1. Ports
  2. Port 60091

What Is Port 60091?

Port 60091 has no official assignment. It belongs to the dynamic port range (49152-65535), reserved for temporary, ephemeral connections that operating systems allocate on the fly.

The Dynamic Port Range and Why It Exists

The Internet Assigned Numbers Authority (IANA) set aside ports 49152 through 65535 specifically because they are never assigned to any service. This range is massive—16,383 ports—created so that client applications can establish simultaneous connections without interfering with each other. 1

Well-known services claim the low numbers (0-1023). Registered services live in the middle (1024-49151). Everything above 49152 belongs to nobody, which means it belongs to everybody who needs it temporarily.

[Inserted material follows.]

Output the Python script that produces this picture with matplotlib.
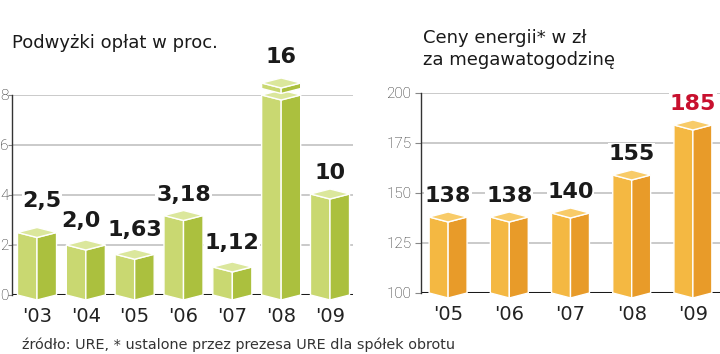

When your computer needs to make a connection—a web request, a DNS query, a file transfer—it grabs a port from this range for the client side of the connection. Once done, the port is released. Tomorrow, a different application might use the same port number. This is the design.

What Uses Port 60091?

Most of the time, nothing specific. But when it does listen, port 60091 commonly appears as part of Windows DNS Server's ephemeral port pool. 2

Modern DNS servers deliberately use randomized source ports when making queries outward to other DNS servers. This randomization is a security feature—it makes DNS poisoning attacks harder because an attacker has to guess not just the query ID but also the source port. Windows DNS servers maintain a pool of ports they can use for this purpose, and port 60091 is one of them.

If you check your system and see port 60091 listening, it's likely dns.exe or svchost.exe (which runs DNS service) holding it open.

How to Check What's Listening on Port 60091

On Windows:

netstat -ano | findstr :60091

or

Get-NetTCPConnection -LocalPort 60091

On Linux/macOS:

lsof -i :60091

or

ss -tulpn | grep 60091

These commands show you which process owns the port. Look for the Process ID (PID) and match it to the service.

Why Unassigned Ports Matter

The existence of this massive unassigned range is why the Internet works at scale. Without it, every application would need a permanently assigned port, and there aren't enough low-numbered ports for billions of devices each running dozens of programs.

Ephemeral ports are the reason your computer can have hundreds of simultaneous connections—each one temporary, each one using a port from this shared pool that gets recycled in seconds.

Port 60091, in isolation, is nothing. But as one of 16,383 unassigned ports, it's part of the infrastructure that lets the Internet breathe.